Physics of Weather: What a View
I spent Saturday Afternoon at Bergen Community College in Paramus with Physics teachers talking about weather. It was fun to talk twisters, rainbows, updrafts and raining frogs. Thanks to everyone who came out (the teachers actually got continuing education credits!) The best part of the day was Bergen Community College's Astronomy program has these amazing telescopes and they set them up to view SUNSPOTS! By the way... you an also check ou the celestial bodies on a clear Friday Night for Free! They have Star Parties there each Friday night -- usually 30-50 show up for the Viewings!

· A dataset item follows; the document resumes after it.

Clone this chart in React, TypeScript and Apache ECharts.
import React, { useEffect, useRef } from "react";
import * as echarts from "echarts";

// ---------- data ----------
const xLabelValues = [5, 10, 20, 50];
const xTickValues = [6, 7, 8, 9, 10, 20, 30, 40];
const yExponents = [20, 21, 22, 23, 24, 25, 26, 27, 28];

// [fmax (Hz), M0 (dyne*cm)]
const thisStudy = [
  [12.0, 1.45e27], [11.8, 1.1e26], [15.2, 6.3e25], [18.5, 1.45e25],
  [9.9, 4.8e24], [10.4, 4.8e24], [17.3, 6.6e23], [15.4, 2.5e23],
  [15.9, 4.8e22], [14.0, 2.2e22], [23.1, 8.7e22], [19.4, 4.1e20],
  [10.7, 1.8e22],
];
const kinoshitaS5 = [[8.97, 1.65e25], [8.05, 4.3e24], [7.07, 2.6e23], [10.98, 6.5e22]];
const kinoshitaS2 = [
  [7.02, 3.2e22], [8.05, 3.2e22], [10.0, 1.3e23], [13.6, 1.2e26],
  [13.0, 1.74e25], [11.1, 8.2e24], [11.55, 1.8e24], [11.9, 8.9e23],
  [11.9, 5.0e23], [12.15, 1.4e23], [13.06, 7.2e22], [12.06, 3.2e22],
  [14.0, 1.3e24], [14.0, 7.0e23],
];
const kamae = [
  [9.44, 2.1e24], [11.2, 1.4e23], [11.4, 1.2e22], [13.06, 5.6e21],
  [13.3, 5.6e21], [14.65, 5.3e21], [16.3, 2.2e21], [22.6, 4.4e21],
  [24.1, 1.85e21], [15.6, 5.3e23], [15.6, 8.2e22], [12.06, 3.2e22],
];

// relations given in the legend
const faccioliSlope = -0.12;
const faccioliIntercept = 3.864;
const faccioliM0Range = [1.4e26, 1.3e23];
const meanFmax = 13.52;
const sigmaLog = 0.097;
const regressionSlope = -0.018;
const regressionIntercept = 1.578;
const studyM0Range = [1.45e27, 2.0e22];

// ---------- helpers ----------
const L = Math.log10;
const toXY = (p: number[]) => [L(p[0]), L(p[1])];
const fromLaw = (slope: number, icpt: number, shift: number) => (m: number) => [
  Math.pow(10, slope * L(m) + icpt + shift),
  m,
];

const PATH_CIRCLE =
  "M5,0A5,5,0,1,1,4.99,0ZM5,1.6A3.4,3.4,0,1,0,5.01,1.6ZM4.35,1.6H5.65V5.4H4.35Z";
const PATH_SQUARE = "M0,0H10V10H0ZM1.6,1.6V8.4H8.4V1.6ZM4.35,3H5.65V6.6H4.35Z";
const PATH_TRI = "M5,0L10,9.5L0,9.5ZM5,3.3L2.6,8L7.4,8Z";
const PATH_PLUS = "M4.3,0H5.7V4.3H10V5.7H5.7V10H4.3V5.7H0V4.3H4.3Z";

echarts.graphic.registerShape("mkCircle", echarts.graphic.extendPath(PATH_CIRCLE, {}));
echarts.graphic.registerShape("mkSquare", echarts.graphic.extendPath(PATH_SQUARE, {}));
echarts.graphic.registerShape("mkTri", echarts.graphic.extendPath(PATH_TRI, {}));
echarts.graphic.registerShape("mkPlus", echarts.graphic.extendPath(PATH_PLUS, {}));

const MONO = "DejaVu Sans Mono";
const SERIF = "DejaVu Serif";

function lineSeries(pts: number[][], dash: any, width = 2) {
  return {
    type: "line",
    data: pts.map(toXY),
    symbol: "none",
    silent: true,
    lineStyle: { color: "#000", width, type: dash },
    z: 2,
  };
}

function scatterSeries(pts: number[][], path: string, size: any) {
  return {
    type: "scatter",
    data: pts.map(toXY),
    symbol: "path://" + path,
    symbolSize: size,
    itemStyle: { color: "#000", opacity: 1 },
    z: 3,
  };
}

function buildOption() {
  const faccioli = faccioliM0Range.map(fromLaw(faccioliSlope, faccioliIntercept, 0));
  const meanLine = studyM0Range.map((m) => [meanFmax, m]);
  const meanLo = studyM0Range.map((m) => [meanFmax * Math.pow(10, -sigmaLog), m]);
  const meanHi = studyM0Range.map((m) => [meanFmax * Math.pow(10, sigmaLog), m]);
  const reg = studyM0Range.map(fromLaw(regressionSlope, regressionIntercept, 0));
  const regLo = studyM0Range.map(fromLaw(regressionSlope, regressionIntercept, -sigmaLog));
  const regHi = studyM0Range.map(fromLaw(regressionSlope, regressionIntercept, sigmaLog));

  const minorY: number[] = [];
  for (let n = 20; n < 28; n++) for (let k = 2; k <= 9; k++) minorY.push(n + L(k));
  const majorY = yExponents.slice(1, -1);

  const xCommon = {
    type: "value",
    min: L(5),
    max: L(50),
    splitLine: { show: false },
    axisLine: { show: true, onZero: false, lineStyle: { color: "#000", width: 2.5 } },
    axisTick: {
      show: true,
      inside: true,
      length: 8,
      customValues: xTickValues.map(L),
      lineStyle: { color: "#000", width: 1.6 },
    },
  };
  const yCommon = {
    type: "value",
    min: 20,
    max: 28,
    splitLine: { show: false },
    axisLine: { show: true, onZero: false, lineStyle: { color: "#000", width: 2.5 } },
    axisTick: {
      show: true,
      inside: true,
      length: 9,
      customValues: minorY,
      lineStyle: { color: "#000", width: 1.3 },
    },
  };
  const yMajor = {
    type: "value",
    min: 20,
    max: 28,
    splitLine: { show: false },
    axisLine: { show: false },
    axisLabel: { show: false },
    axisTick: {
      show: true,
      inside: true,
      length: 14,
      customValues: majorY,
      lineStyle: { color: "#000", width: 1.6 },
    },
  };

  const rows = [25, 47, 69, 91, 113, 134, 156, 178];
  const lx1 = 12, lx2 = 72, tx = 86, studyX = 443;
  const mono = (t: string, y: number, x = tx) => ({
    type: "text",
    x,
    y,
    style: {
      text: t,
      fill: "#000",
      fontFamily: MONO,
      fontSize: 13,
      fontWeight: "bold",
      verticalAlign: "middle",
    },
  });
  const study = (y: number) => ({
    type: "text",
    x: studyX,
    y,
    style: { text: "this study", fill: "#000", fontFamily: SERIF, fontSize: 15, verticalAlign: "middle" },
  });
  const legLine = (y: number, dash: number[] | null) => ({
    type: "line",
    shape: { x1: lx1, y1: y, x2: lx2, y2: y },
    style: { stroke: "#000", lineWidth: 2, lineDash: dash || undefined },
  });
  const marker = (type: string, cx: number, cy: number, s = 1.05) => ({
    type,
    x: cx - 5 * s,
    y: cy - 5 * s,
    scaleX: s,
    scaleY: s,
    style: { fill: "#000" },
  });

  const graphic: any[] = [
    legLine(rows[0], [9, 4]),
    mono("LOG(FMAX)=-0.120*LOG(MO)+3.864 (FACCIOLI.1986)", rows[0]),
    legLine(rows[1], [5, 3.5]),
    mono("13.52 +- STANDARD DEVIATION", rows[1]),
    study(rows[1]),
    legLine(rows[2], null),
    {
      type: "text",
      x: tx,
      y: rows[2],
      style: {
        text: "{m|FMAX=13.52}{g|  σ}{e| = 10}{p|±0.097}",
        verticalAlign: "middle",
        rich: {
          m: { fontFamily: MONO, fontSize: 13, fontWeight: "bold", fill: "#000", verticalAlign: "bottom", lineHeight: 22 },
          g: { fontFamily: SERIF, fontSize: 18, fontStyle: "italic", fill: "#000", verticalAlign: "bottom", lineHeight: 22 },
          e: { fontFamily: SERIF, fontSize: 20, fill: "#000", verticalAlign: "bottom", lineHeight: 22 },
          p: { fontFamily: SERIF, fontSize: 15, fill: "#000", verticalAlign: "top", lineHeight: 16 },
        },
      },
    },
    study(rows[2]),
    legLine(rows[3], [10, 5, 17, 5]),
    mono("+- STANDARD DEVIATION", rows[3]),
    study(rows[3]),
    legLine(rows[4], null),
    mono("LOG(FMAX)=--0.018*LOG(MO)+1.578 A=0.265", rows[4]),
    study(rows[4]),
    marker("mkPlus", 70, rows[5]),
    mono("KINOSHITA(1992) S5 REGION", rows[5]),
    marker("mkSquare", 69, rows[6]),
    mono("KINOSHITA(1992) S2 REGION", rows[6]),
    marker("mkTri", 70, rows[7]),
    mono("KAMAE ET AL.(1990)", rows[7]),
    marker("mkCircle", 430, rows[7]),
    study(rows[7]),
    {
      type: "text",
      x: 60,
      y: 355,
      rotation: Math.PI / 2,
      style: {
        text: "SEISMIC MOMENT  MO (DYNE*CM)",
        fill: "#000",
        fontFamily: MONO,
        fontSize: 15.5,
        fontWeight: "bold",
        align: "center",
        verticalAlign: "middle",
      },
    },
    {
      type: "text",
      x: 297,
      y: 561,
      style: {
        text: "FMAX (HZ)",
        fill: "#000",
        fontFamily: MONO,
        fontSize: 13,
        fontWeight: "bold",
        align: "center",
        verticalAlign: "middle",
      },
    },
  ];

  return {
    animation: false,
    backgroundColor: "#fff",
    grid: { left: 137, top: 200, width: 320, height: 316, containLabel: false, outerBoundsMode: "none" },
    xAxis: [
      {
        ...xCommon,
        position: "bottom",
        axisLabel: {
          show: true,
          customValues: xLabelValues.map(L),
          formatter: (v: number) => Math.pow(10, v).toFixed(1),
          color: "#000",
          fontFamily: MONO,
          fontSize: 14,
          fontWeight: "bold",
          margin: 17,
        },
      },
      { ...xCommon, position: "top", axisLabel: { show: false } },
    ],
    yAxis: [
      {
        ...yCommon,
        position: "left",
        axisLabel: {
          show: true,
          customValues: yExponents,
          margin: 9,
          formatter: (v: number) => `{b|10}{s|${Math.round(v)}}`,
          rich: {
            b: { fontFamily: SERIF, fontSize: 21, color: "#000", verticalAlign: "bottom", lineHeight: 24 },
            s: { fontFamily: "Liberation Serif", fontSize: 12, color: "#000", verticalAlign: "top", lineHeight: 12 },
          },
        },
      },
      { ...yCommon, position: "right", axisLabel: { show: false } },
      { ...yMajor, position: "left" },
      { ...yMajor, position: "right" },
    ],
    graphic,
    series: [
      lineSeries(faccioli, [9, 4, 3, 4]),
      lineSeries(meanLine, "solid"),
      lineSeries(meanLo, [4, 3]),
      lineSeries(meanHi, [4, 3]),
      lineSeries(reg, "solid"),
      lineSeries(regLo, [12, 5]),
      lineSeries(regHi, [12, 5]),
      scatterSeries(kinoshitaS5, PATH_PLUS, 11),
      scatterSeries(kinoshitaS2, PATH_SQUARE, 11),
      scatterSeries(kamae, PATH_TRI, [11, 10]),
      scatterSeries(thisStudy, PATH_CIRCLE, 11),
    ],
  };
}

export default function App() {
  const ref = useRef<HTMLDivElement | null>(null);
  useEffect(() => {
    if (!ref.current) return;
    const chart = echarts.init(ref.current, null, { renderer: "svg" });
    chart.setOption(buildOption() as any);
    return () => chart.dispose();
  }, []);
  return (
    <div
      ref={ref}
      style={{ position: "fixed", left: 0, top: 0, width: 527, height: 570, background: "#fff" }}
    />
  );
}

If you are looking for information about what's in the sky any night of the week no matter where you are: Sky and Telescope Magazine has a great day by day page to visit: http://www.skyandtelescope.com/observing/ataglance
The interactive sky chart link on that page is a great thing to look at - it allows you to change the time of day, day of the week, month, and year and it will display the sky (day or night) as it will appear at the time/date you specify….. it's pretty cool!

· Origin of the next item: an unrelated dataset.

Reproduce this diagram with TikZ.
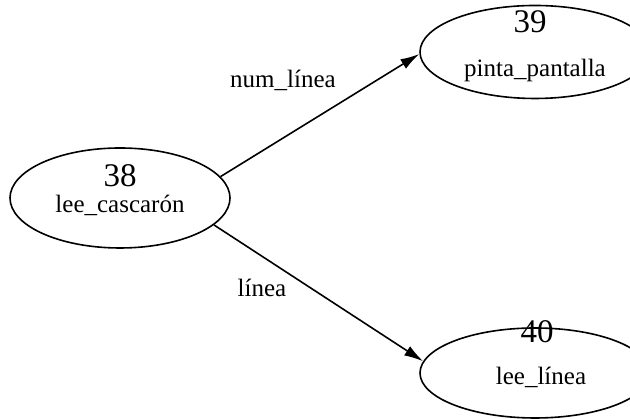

Special Thank you to Paul Griffo for arranging and to the other speaker Geologist Fred Martin!
FRIDAY NIGHTS - FREE VIEWING AT THE BERGEN COMMUNITY COLLEGE OBSERVATORY in PARAMUS
The Emil Buehler Trust contributed $288,875 for the construction of the Emil Buehler Trust Observatory at Bergen Community College. The two-domed observatory, equipped with two permanent 16-inch reflecting telescopes and a third 16-inch portable telescope for use by handicapped students, is the most sophisticated observatory in the county.
A pioneer in aeronautics and committed to aviation science, technology, and astronomy education, Emil Buehler operated his own school of aeronautics at New Jersey’s Teterboro Airport. According to Robert D. Boyle, Trustee, “Mr. Buehler was a leader in providing unique educational opportunities and, in keeping with his interest, the Trustees of the Emil Buehler Trust felt that funding the observatory was a logical step. The fact that the observatory would be located in Mr. Buehler’s hometown of Paramus made it more appealing for us.”